Data records:

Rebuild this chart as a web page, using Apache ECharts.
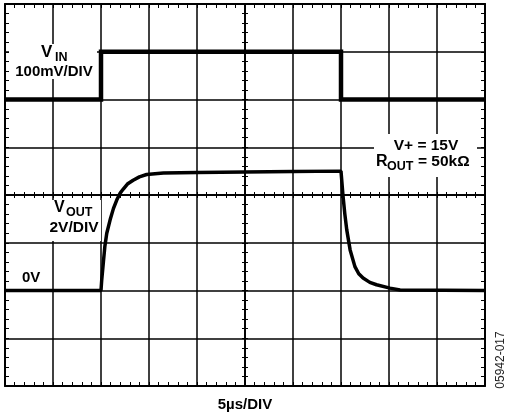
<!DOCTYPE html>
<html>
<head>
<meta charset="utf-8">
<script src="https://cdn.jsdelivr.net/npm/echarts@6/dist/echarts.min.js"></script>
<style>
html,body{margin:0;padding:0;background:#fff;}
#main{width:506px;height:417px;}
</style>
</head>
<body>
<div id="main"></div>
<script>
// screen divisions: x 0..10 (5us/div), y 0..8 (bottom to top)
var vin = [[0,6],[2,6],[2,7],[7,7],[7,6],[10,6]];
var vout = [[0,2],[2.0,2],[2.015,2.22],[2.05,2.6],[2.08,2.92],[2.12,3.2],[2.19,3.48],[2.26,3.72],
	[2.33,3.9],[2.4,4.04],[2.46,4.12],[2.55,4.23],[2.67,4.31],[2.8,4.38],[2.95,4.43],[3.3,4.46],
	[4,4.47],[5,4.48],[6,4.49],[7.0,4.5],[7.04,4.0],[7.08,3.6],[7.12,3.27],[7.19,2.85],
	[7.29,2.5],[7.37,2.35],[7.46,2.26],[7.6,2.17],[7.74,2.12],[8.02,2.05],[8.23,2.01],[10,2]];
var xDivs = 10;
var yDivs = 8;

var chart = echarts.init(document.getElementById('main'));
var font = '"Liberation Sans", Arial, sans-serif';

function scaleAxis(pos, grid, max, extra){
	var a = {
		type: 'value',
		gridIndex: grid,
		min: 0,
		max: max,
		interval: 1,
		position: pos,
		axisLine: {show: true, onZero: false, lineStyle: {color: '#000', width: 2}},
		axisTick: {show: true, inside: true, length: 4, lineStyle: {color: '#000', width: 1}},
		minorTick: {show: true, splitNumber: 5, length: 4, lineStyle: {color: '#000', width: 1}},
		axisLabel: {show: false},
		splitLine: {show: false}
	};
	for (var k in extra) a[k] = extra[k];
	return a;
}

// tick rows along the centre lines: half-screen grids, ticks pointing inward
var centre = {
	axisLine: {show: true, onZero: false, lineStyle: {color: '#000', width: 1.5}},
	axisTick: {show: true, inside: true, length: 3, lineStyle: {color: '#000', width: 1}},
	minorTick: {show: true, splitNumber: 5, length: 3, lineStyle: {color: '#000', width: 1}}
};
function hidden(grid){
	return {type: 'value', gridIndex: grid, min: 0, max: 1, show: false};
}

var gridLine = {show: true, lineStyle: {color: '#000', width: 1.5}};

var option = {
	animation: false,
	backgroundColor: '#fff',
	grid: [
		{left: 5, top: 4, width: 480, height: 382},
		{left: 5, top: 4, width: 480, height: 191},
		{left: 5, top: 195, width: 480, height: 191},
		{left: 5, top: 4, width: 240, height: 382},
		{left: 245, top: 4, width: 240, height: 382}
	],
	xAxis: [
		scaleAxis('bottom', 0, xDivs, {splitLine: gridLine}),
		scaleAxis('top', 0, xDivs, {}),
		scaleAxis('bottom', 1, xDivs, centre),
		scaleAxis('top', 2, xDivs, centre),
		hidden(3),
		hidden(4)
	],
	yAxis: [
		scaleAxis('left', 0, yDivs, {splitLine: gridLine}),
		scaleAxis('right', 0, yDivs, {}),
		hidden(1),
		hidden(2),
		scaleAxis('right', 3, yDivs, centre),
		scaleAxis('left', 4, yDivs, centre)
	],
	series: [
		{
			name: 'VIN',
			type: 'line',
			data: vin,
			showSymbol: false,
			symbol: 'none',
			lineStyle: {color: '#000', width: 4.5, join: 'miter'},
			z: 5
		},
		{
			name: 'VOUT',
			type: 'line',
			data: vout,
			showSymbol: false,
			symbol: 'none',
			smooth: false,
			lineStyle: {color: '#000', width: 3.5},
			z: 5
		}
	],
	graphic: [
		// label backgrounds
		{type: 'rect', z: 10, shape: {x: 9, y: 44, width: 88, height: 35}, style: {fill: '#fff'}},
		{type: 'rect', z: 10, shape: {x: 374, y: 134, width: 103, height: 43}, style: {fill: '#fff'}},
		{type: 'rect', z: 10, shape: {x: 45, y: 200, width: 56, height: 41}, style: {fill: '#fff'}},
		// VIN
		{type: 'text', z: 11, style: {x: 41, y: 52, text: 'V', font: 'bold 17px ' + font, fill: '#000', verticalAlign: 'middle'}},
		{type: 'text', z: 11, style: {x: 55, y: 58, text: 'IN', font: 'bold 12.5px ' + font, fill: '#000', verticalAlign: 'middle'}},
		{type: 'text', z: 11, style: {x: 54, y: 71.5, text: '100mV/DIV', font: 'bold 15px ' + font, fill: '#000', align: 'center', verticalAlign: 'middle'}},
		// V+ / ROUT
		{type: 'text', z: 11, style: {x: 426, y: 146, text: 'V+ = 15V', font: 'bold 15.5px ' + font, fill: '#000', align: 'center', verticalAlign: 'middle'}},
		{type: 'text', z: 11, style: {x: 376, y: 162, text: 'R', font: 'bold 16px ' + font, fill: '#000', verticalAlign: 'middle'}},
		{type: 'text', z: 11, style: {x: 387, y: 167, text: 'OUT', font: 'bold 12.5px ' + font, fill: '#000', verticalAlign: 'middle'}},
		{type: 'text', z: 11, style: {x: 418, y: 162, text: '= 50k\u03a9', font: 'bold 15.5px ' + font, fill: '#000', verticalAlign: 'middle'}},
		// VOUT
		{type: 'text', z: 11, style: {x: 54, y: 208, text: 'V', font: 'bold 16px ' + font, fill: '#000', verticalAlign: 'middle'}},
		{type: 'text', z: 11, style: {x: 66, y: 213, text: 'OUT', font: 'bold 12.5px ' + font, fill: '#000', verticalAlign: 'middle'}},
		{type: 'text', z: 11, style: {x: 74, y: 228, text: '2V/DIV', font: 'bold 15.5px ' + font, fill: '#000', align: 'center', verticalAlign: 'middle'}},
		// 0V
		{type: 'text', z: 11, style: {x: 22, y: 278, text: '0V', font: 'bold 15px ' + font, fill: '#000', verticalAlign: 'middle'}},
		// time base
		{type: 'text', z: 11, style: {x: 245, y: 405, text: '5\u00b5s/DIV', font: 'bold 15px ' + font, fill: '#000', align: 'center', verticalAlign: 'middle'}},
		// figure id
		{type: 'text', z: 11, x: 501, y: 360, rotation: Math.PI / 2,
			style: {x: 0, y: 0, text: '05942-017', font: '12px ' + font, fill: '#222', align: 'center', verticalAlign: 'middle'}}
	]
};
chart.setOption(option);
</script>
</body>
</html>
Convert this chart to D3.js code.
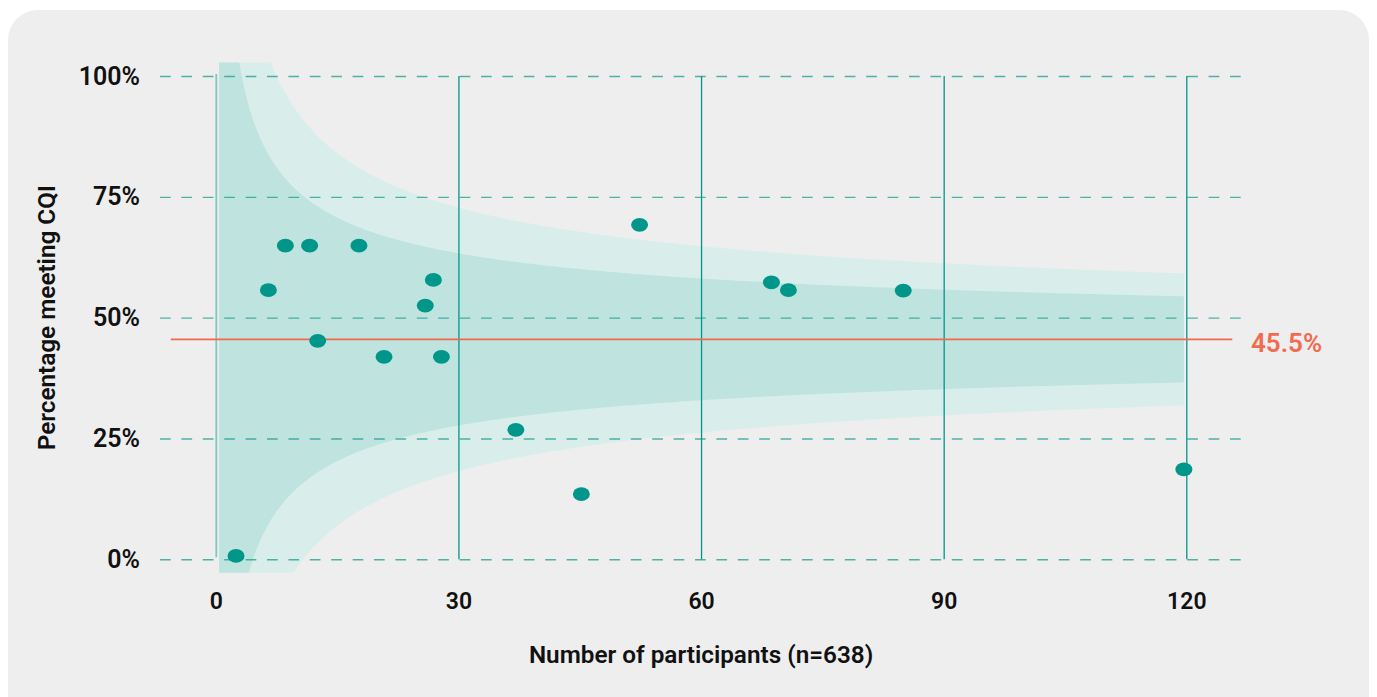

** REQUIREMENT **
Leave the pictures out and output the rest of the listing exactly.

** EXERCISE RESPONSE **
Rebuild this chart as a web page, using Apache ECharts.
<!DOCTYPE html>
<html>
<head>
<meta charset="utf-8">
<script src="https://cdn.jsdelivr.net/npm/echarts@6/dist/echarts.min.js"></script>
<style>
html,body{margin:0;padding:0;background:#fff;}
#main{width:506px;height:417px;}
</style>
</head>
<body>
<div id="main"></div>
<script>
// screen divisions: x 0..10 (5us/div), y 0..8 (bottom to top)
var vin = [[0,6],[2,6],[2,7],[7,7],[7,6],[10,6]];
var vout = [[0,2],[2.0,2],[2.015,2.22],[2.05,2.6],[2.08,2.92],[2.12,3.2],[2.19,3.48],[2.26,3.72],
	[2.33,3.9],[2.4,4.04],[2.46,4.12],[2.55,4.23],[2.67,4.31],[2.8,4.38],[2.95,4.43],[3.3,4.46],
	[4,4.47],[5,4.48],[6,4.49],[7.0,4.5],[7.04,4.0],[7.08,3.6],[7.12,3.27],[7.19,2.85],
	[7.29,2.5],[7.37,2.35],[7.46,2.26],[7.6,2.17],[7.74,2.12],[8.02,2.05],[8.23,2.01],[10,2]];
var xDivs = 10;
var yDivs = 8;

var chart = echarts.init(document.getElementById('main'));
var font = '"Liberation Sans", Arial, sans-serif';

function scaleAxis(pos, grid, max, extra){
	var a = {
		type: 'value',
		gridIndex: grid,
		min: 0,
		max: max,
		interval: 1,
		position: pos,
		axisLine: {show: true, onZero: false, lineStyle: {color: '#000', width: 2}},
		axisTick: {show: true, inside: true, length: 4, lineStyle: {color: '#000', width: 1}},
		minorTick: {show: true, splitNumber: 5, length: 4, lineStyle: {color: '#000', width: 1}},
		axisLabel: {show: false},
		splitLine: {show: false}
	};
	for (var k in extra) a[k] = extra[k];
	return a;
}

// tick rows along the centre lines: half-screen grids, ticks pointing inward
var centre = {
	axisLine: {show: true, onZero: false, lineStyle: {color: '#000', width: 1.5}},
	axisTick: {show: true, inside: true, length: 3, lineStyle: {color: '#000', width: 1}},
	minorTick: {show: true, splitNumber: 5, length: 3, lineStyle: {color: '#000', width: 1}}
};
function hidden(grid){
	return {type: 'value', gridIndex: grid, min: 0, max: 1, show: false};
}

var gridLine = {show: true, lineStyle: {color: '#000', width: 1.5}};

var option = {
	animation: false,
	backgroundColor: '#fff',
	grid: [
		{left: 5, top: 4, width: 480, height: 382},
		{left: 5, top: 4, width: 480, height: 191},
		{left: 5, top: 195, width: 480, height: 191},
		{left: 5, top: 4, width: 240, height: 382},
		{left: 245, top: 4, width: 240, height: 382}
	],
	xAxis: [
		scaleAxis('bottom', 0, xDivs, {splitLine: gridLine}),
		scaleAxis('top', 0, xDivs, {}),
		scaleAxis('bottom', 1, xDivs, centre),
		scaleAxis('top', 2, xDivs, centre),
		hidden(3),
		hidden(4)
	],
	yAxis: [
		scaleAxis('left', 0, yDivs, {splitLine: gridLine}),
		scaleAxis('right', 0, yDivs, {}),
		hidden(1),
		hidden(2),
		scaleAxis('right', 3, yDivs, centre),
		scaleAxis('left', 4, yDivs, centre)
	],
	series: [
		{
			name: 'VIN',
			type: 'line',
			data: vin,
			showSymbol: false,
			symbol: 'none',
			lineStyle: {color: '#000', width: 4.5, join: 'miter'},
			z: 5
		},
		{
			name: 'VOUT',
			type: 'line',
			data: vout,
			showSymbol: false,
			symbol: 'none',
			smooth: false,
			lineStyle: {color: '#000', width: 3.5},
			z: 5
		}
	],
	graphic: [
		// label backgrounds
		{type: 'rect', z: 10, shape: {x: 9, y: 44, width: 88, height: 35}, style: {fill: '#fff'}},
		{type: 'rect', z: 10, shape: {x: 374, y: 134, width: 103, height: 43}, style: {fill: '#fff'}},
		{type: 'rect', z: 10, shape: {x: 45, y: 200, width: 56, height: 41}, style: {fill: '#fff'}},
		// VIN
		{type: 'text', z: 11, style: {x: 41, y: 52, text: 'V', font: 'bold 17px ' + font, fill: '#000', verticalAlign: 'middle'}},
		{type: 'text', z: 11, style: {x: 55, y: 58, text: 'IN', font: 'bold 12.5px ' + font, fill: '#000', verticalAlign: 'middle'}},
		{type: 'text', z: 11, style: {x: 54, y: 71.5, text: '100mV/DIV', font: 'bold 15px ' + font, fill: '#000', align: 'center', verticalAlign: 'middle'}},
		// V+ / ROUT
		{type: 'text', z: 11, style: {x: 426, y: 146, text: 'V+ = 15V', font: 'bold 15.5px ' + font, fill: '#000', align: 'center', verticalAlign: 'middle'}},
		{type: 'text', z: 11, style: {x: 376, y: 162, text: 'R', font: 'bold 16px ' + font, fill: '#000', verticalAlign: 'middle'}},
		{type: 'text', z: 11, style: {x: 387, y: 167, text: 'OUT', font: 'bold 12.5px ' + font, fill: '#000', verticalAlign: 'middle'}},
		{type: 'text', z: 11, style: {x: 418, y: 162, text: '= 50k\u03a9', font: 'bold 15.5px ' + font, fill: '#000', verticalAlign: 'middle'}},
		// VOUT
		{type: 'text', z: 11, style: {x: 54, y: 208, text: 'V', font: 'bold 16px ' + font, fill: '#000', verticalAlign: 'middle'}},
		{type: 'text', z: 11, style: {x: 66, y: 213, text: 'OUT', font: 'bold 12.5px ' + font, fill: '#000', verticalAlign: 'middle'}},
		{type: 'text', z: 11, style: {x: 74, y: 228, text: '2V/DIV', font: 'bold 15.5px ' + font, fill: '#000', align: 'center', verticalAlign: 'middle'}},
		// 0V
		{type: 'text', z: 11, style: {x: 22, y: 278, text: '0V', font: 'bold 15px ' + font, fill: '#000', verticalAlign: 'middle'}},
		// time base
		{type: 'text', z: 11, style: {x: 245, y: 405, text: '5\u00b5s/DIV', font: 'bold 15px ' + font, fill: '#000', align: 'center', verticalAlign: 'middle'}},
		// figure id
		{type: 'text', z: 11, x: 501, y: 360, rotation: Math.PI / 2,
			style: {x: 0, y: 0, text: '05942-017', font: '12px ' + font, fill: '#222', align: 'center', verticalAlign: 'middle'}}
	]
};
chart.setOption(option);
</script>
</body>
</html>
Convert this chart to D3.js code.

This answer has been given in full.